= George Robb (footballer) =

English footballer

George Robb (1 June 1926 – 25 December 2011) was a footballer who played outside left for Tottenham Hotspur and England. Robb represented Great Britain at the 1952 Olympic Games. He also had a career as a schoolteacher. He died on Christmas Day 2011 following a long-term illness.

==Career ==
George Robb joined Finchley F.C. straight from Holloway Grammar School at the age of sixteen and played for the team first in 1943 and whilst still in the Royal Navy. In the late 1940s, he was a teacher at St. Mary's C. of E. Primary School in Crouch End, Hornsey. Whilst still an amateur he started playing for Spurs in 1951 but continued to hold his place in the Finchley side.

During his time as an amateur he earned seventeen England amateur caps and also played for Great Britain at the 1952 Summer Olympics held in Helsinki, Finland. He scored a goal in the one game the team played when they lost to Luxembourg 3–5.

Robb retained his amateur status until 1953 when despite earlier interest from Italian club Padua he was persuaded to sign as a professional for Tottenham Hotspur. During his time at Tottenham between 1951 and 1958 he played 200 games and scored 58 goals. Robb scored on his debut on Christmas Day 1951 in a 3–0 win over Charlton Athletic at The Valley.

He made one appearance as a professional at international level for England. This was on 25 November 1953 against Hungary. This was the landmark game in which England lost 3 – 6. Originally Tom Finney was selected at left wing, but due to injury before the game, Robb played in his place.

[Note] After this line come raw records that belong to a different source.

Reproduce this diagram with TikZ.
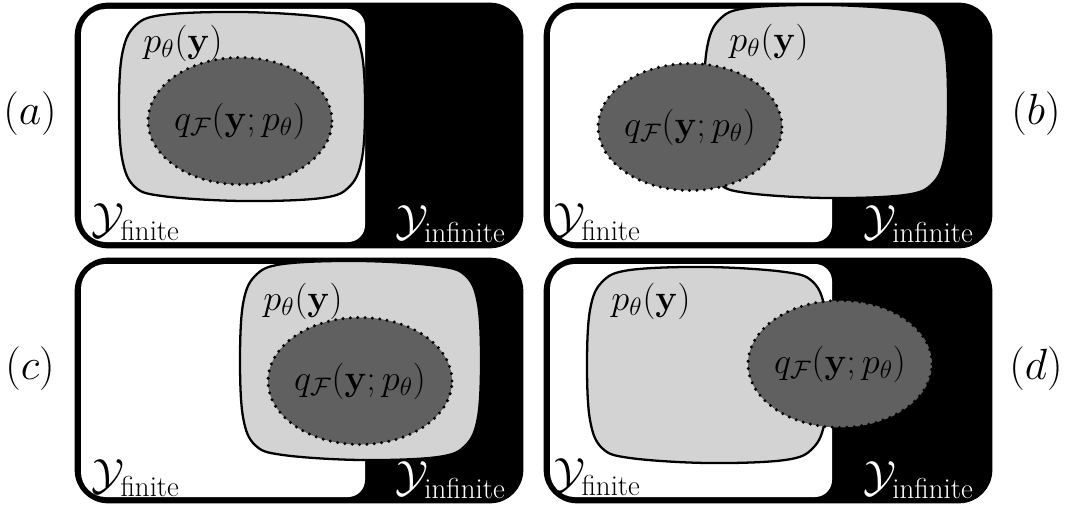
\documentclass[tikz,border=0pt]{standalone}
\usepackage{amsmath}
\usetikzlibrary{shapes.geometric}
\definecolor{plight}{RGB}{211,211,211}
\definecolor{qdark}{RGB}{96,96,96}
% rounded, slightly wavy blob: x1 y1 x2 y2
\newcommand{\blobpath}[4]{%
plot[smooth cycle, tension=0.6] coordinates {
({#1+40},{#2}) ({#1+(#3-#1)*0.5},{#2-3}) ({#3-40},{#2+2}) ({#3-12},{#2+12})
({#3},{#2+40}) ({#3+3},{#2+(#4-#2)*0.5}) ({#3},{#4-40}) ({#3-12},{#4-12})
({#3-40},{#4}) ({#1+(#3-#1)*0.5},{#4+3}) ({#1+40},{#4-2}) ({#1+12},{#4-12})
({#1},{#4-40}) ({#1-3},{#2+(#4-#2)*0.5}) ({#1},{#2+40}) ({#1+12},{#2+12})}}
\begin{document}
\begin{tikzpicture}[x=0.02cm,y=-0.02cm,
  outerbox/.style={fill=black, draw=black, line width=3.8pt, rounded corners=0.6cm},
  pblob/.style={fill=plight, draw=black, line width=1.3pt},
  qell/.style={ellipse, fill=qdark, draw=black, line width=1.9pt, dash pattern=on 0pt off 4.2pt, line cap=round, minimum width=3.68cm, minimum height=2.54cm, inner sep=0pt},
  lbl/.style={font=\fontsize{22}{26}\selectfont, inner sep=0pt},
  ylbl/.style={font=\fontsize{23.5}{28}\selectfont, inner sep=0pt},
  plbl/.style={font=\fontsize{24}{28}\selectfont, inner sep=0pt}]
\useasboundingbox (0,0) rectangle (1071,510);
% ---------- (a)
\draw[outerbox] (78,6) rectangle (520,245);
\fill[white] (220,9) [rounded corners=0.34cm] -- (365,9) -- (365,242) [rounded corners=0.5cm] -- (81,242) -- (81,9) -- cycle;
\path[pblob] \blobpath{122}{15}{362}{198};
\node[qell] (qa) at (240,121) {};
\node[lbl] (qta) at (qa.center) {$q_{\mathcal{F}}(\mathbf{y};p_\theta)$};
\node[lbl] (pa) at (183,43) {$p_\theta(\mathbf{y})$};
\node[ylbl, anchor=west] (fa) at (91,222) {$\mathcal{Y}_{\text{finite}}$};
\node[ylbl, anchor=east, text=white] (ia) at (506,224) {$\mathcal{Y}_{\text{infinite}}$};
\node[plbl] (la) at (30,114) {$(a)$};
% ---------- (b)
\draw[outerbox] (547,6) rectangle (989,245);
\fill[white] (690,9) [rounded corners=0.34cm] -- (832,9) -- (832,242) [rounded corners=0.5cm] -- (550,242) -- (550,9) -- cycle;
\path[pblob] \blobpath{707}{8}{945}{195};
\node[qell] (qb) at (690,127) {};
\node[lbl] (qtb) at (qb.center) {$q_{\mathcal{F}}(\mathbf{y};p_\theta)$};
\node[lbl] (pb) at (769,42) {$p_\theta(\mathbf{y})$};
\node[ylbl, anchor=west] (fb) at (552,222) {$\mathcal{Y}_{\text{finite}}$};
\node[ylbl, anchor=east, text=white] (ib) at (974,224) {$\mathcal{Y}_{\text{infinite}}$};
\node[plbl] (lb) at (1036,114) {$(b)$};
% ---------- (c)
\draw[outerbox] (78,261) rectangle (520,500);
\fill[white] (220,264) [rounded corners=0.34cm] -- (365,264) -- (365,497) [rounded corners=0.5cm] -- (81,497) -- (81,264) -- cycle;
\path[pblob] \blobpath{243}{264}{478}{457};
\node[qell] (qc) at (360,381) {};
\node[lbl] (qtc) at (qc.center) {$q_{\mathcal{F}}(\mathbf{y};p_\theta)$};
\node[lbl] (pc) at (303,301) {$p_\theta(\mathbf{y})$};
\node[ylbl, anchor=west] (fc) at (91,478) {$\mathcal{Y}_{\text{finite}}$};
\node[ylbl, anchor=east, text=white] (ic) at (506,480) {$\mathcal{Y}_{\text{infinite}}$};
\node[plbl] (lc) at (30,369) {$(c)$};
% ---------- (d)
\draw[outerbox] (547,261) rectangle (989,500);
\fill[white] (690,264) [rounded corners=0.34cm] -- (832,264) -- (832,497) [rounded corners=0.5cm] -- (550,497) -- (550,264) -- cycle;
\path[pblob] \blobpath{590}{270}{825}{460};
\node[qell] (qd) at (840,364) {};
\node[lbl] (qtd) at (qd.center) {$q_{\mathcal{F}}(\mathbf{y};p_\theta)$};
\node[lbl] (pd) at (651,301) {$p_\theta(\mathbf{y})$};
\node[ylbl, anchor=west] (fd) at (552,477) {$\mathcal{Y}_{\text{finite}}$};
\node[ylbl, anchor=east, text=white] (id) at (974,480) {$\mathcal{Y}_{\text{infinite}}$};
\node[plbl] (ld) at (1036,369) {$(d)$};
\end{tikzpicture}
\end{document}
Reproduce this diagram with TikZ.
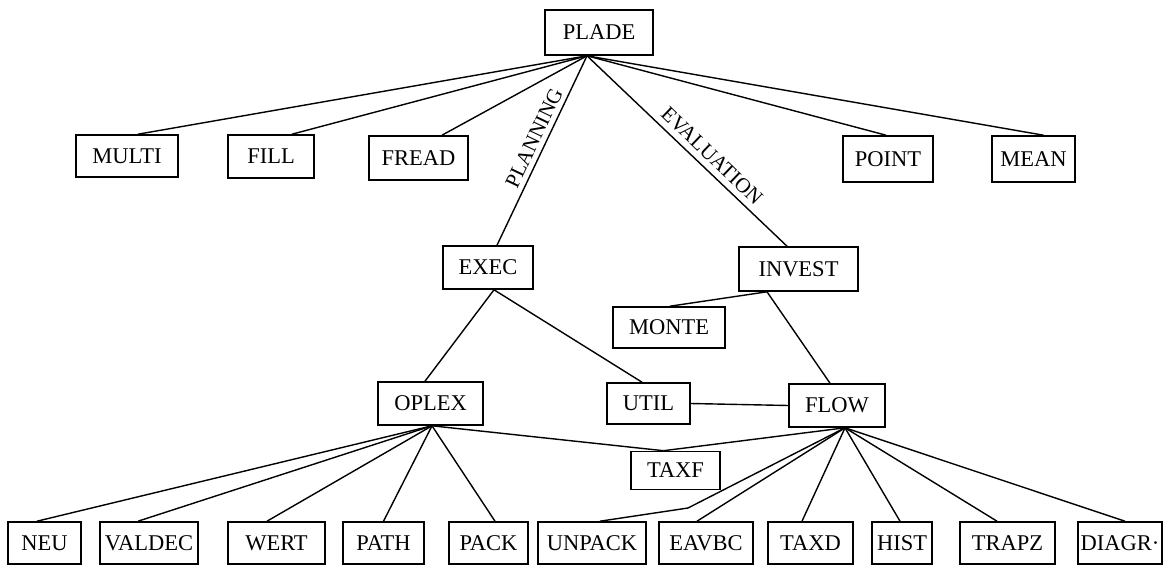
\documentclass[tikz,border=0pt]{standalone}
\usepackage{fontspec}
\setmainfont{Liberation Serif}
\begin{document}
\begin{tikzpicture}[x=1pt,y=-1pt,
  box/.style={draw, line width=1.6pt, inner sep=0pt, font=\fontsize{22.5}{26}\selectfont},
  conn/.style={line width=1.4pt},
  lbl/.style={font=\fontsize{21}{25}\selectfont, inner sep=0pt}]
\useasboundingbox (0,0) rectangle (1172,567);
% top
\node[box, minimum width=108pt, minimum height=45pt] (PLADE) at (599,32.5) {PLADE};
\node[box, minimum width=102pt, minimum height=42pt] (MULTI) at (127,156) {MULTI};
\node[box, minimum width=86pt, minimum height=43pt] (FILL) at (271,156.5) {FILL};
\node[box, minimum width=99pt, minimum height=44pt] (FREAD) at (418.5,158) {FREAD};
\node[box, minimum width=90pt, minimum height=46pt] (POINT) at (888,159) {POINT};
\node[box, minimum width=83pt, minimum height=46pt] (MEAN) at (1033.5,159) {MEAN};
% middle
\node[box, minimum width=90pt, minimum height=43pt] (EXEC) at (488,267.5) {EXEC};
\node[box, minimum width=119pt, minimum height=44pt] (INVEST) at (798.5,269) {INVEST};
\node[box, minimum width=112pt, minimum height=41pt] (MONTE) at (669,327.5) {MONTE};
\node[box, minimum width=105pt, minimum height=43pt] (OPLEX) at (430.5,403.5) {OPLEX};
\node[box, minimum width=83pt, minimum height=41pt] (UTIL) at (648.5,403.5) {UTIL};
\node[box, minimum width=96pt, minimum height=43pt] (FLOW) at (837,405.5) {FLOW};
\node[box, minimum width=89pt, minimum height=38pt] (TAXF) at (675.5,470.5) {TAXF};
% bottom
\node[box, minimum width=73pt, minimum height=42pt] (NEU) at (44.5,543) {NEU};
\node[box, minimum width=98pt, minimum height=42pt] (VALDEC) at (149,543) {VALDEC};
\node[box, minimum width=97pt, minimum height=42pt] (WERT) at (276.5,543) {WERT};
\node[box, minimum width=81pt, minimum height=42pt] (PATH) at (383.5,543) {PATH};
\node[box, minimum width=79pt, minimum height=42pt] (PACK) at (488.5,543) {PACK};
\node[box, minimum width=108pt, minimum height=42pt] (UNPACK) at (592,543) {UNPACK};
\node[box, minimum width=94pt, minimum height=42pt] (EAVBC) at (706,543) {EAVBC};
\node[box, minimum width=85pt, minimum height=42pt] (TAXD) at (810.5,543) {TAXD};
\node[box, minimum width=60pt, minimum height=42pt] (HIST) at (902,543) {HIST};
\node[box, minimum width=95pt, minimum height=42pt] (TRAPZ) at (1007.5,543) {TRAPZ};
\node[box, minimum width=84pt, minimum height=42pt] (DIAGR) at (1120,543) {DIAGR·};
% junction points
\coordinate (pj) at ([xshift=-12pt]PLADE.south);
\coordinate (ej) at ([xshift=6pt]EXEC.south);
\coordinate (ij) at ([xshift=-31.5pt]INVEST.south);
\coordinate (oj) at ([xshift=1.5pt]OPLEX.south);
\coordinate (fj) at ([xshift=8pt]FLOW.south);
\coordinate (tj) at ([xshift=-12pt]TAXF.north);
\coordinate (uk) at (688,508);
% PLADE
\draw[conn] (pj) -- ([xshift=11pt]MULTI.north);
\draw[conn] (pj) -- ([xshift=21pt]FILL.north);
\draw[conn] (pj) -- ([xshift=23.5pt]FREAD.north);
\draw[conn] (pj) -- ([xshift=9pt]EXEC.north);
\draw[conn] (pj) -- ([xshift=-11.5pt]INVEST.north);
\draw[conn] (pj) -- ([xshift=-2pt]POINT.north);
\draw[conn] (pj) -- ([xshift=10pt]MEAN.north);
\node[lbl, rotate=64.5] (plan) at (534,138) {PLANNING};
\node[lbl, rotate=-43.8] (eval) at (712,156) {EVALUATION};
% EXEC
\draw[conn] (ej) -- ([xshift=-5.5pt]OPLEX.north);
\draw[conn] (ej) -- ([xshift=-6.5pt]UTIL.north);
% INVEST
\draw[conn] (ij) -- ([xshift=1pt]MONTE.north);
\draw[conn] (ij) -- ([xshift=-7pt]FLOW.north);
% UTIL-FLOW
\draw[conn] (UTIL.east) -- (FLOW.west);
% OPLEX
\draw[conn] (oj) -- ([xshift=-7.5pt]NEU.north);
\draw[conn] (oj) -- ([xshift=-11pt]VALDEC.north);
\draw[conn] (oj) -- ([xshift=-9.5pt]WERT.north);
\draw[conn] (oj) -- (PATH.north);
\draw[conn] (oj) -- ([xshift=6.5pt]PACK.north);
\draw[conn] (oj) -- (tj);
% FLOW
\draw[conn] (fj) -- (tj);
\draw[conn] (fj) -- (uk) -- ([xshift=8pt]UNPACK.north);
\draw[conn] (fj) -- ([xshift=-9pt]EAVBC.north);
\draw[conn] (fj) -- ([xshift=-8.5pt]TAXD.north);
\draw[conn] (fj) -- ([xshift=-2pt]HIST.north);
\draw[conn] (fj) -- ([xshift=-10.5pt]TRAPZ.north);
\draw[conn] (fj) -- ([xshift=5pt]DIAGR.north);
\end{tikzpicture}
\end{document}
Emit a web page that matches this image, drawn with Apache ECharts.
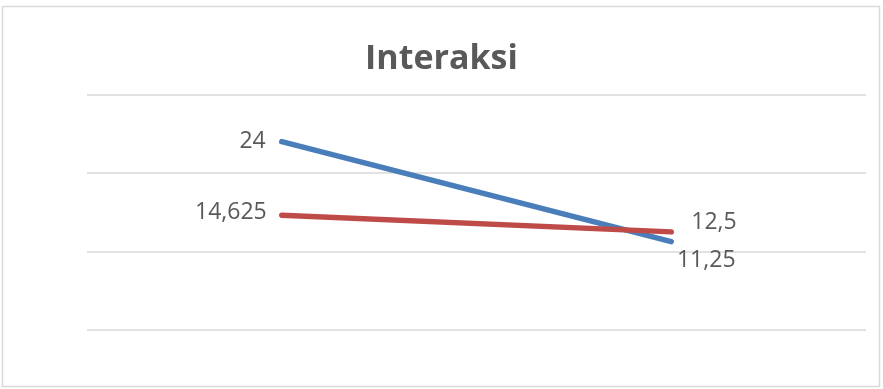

Robb was forced by injury to retire from playing professionally following an injury sustained in a 5-a-side competition in 1958. His main profession was as a teacher even whilst playing football, teaching at Christ's College, Finchley, at the time a State Grammar School, from 1952 until 1964 and then full-time at Ardingly College near Haywards Heath, West Sussex until he retired in 1986.

==Personal life==
George Robb was born in Finsbury Park, London on 1 June 1926, the son of motor engineer Thomas Philip Robb and his wife Ellen Emma Attwood. He married his wife Kathleen Wilson in Hampstead in 1960. He lived in Ardingly, near Haywards Heath for 47 years. George suffered from vascular dementia during the latter years of his life and died on 25 December 2011.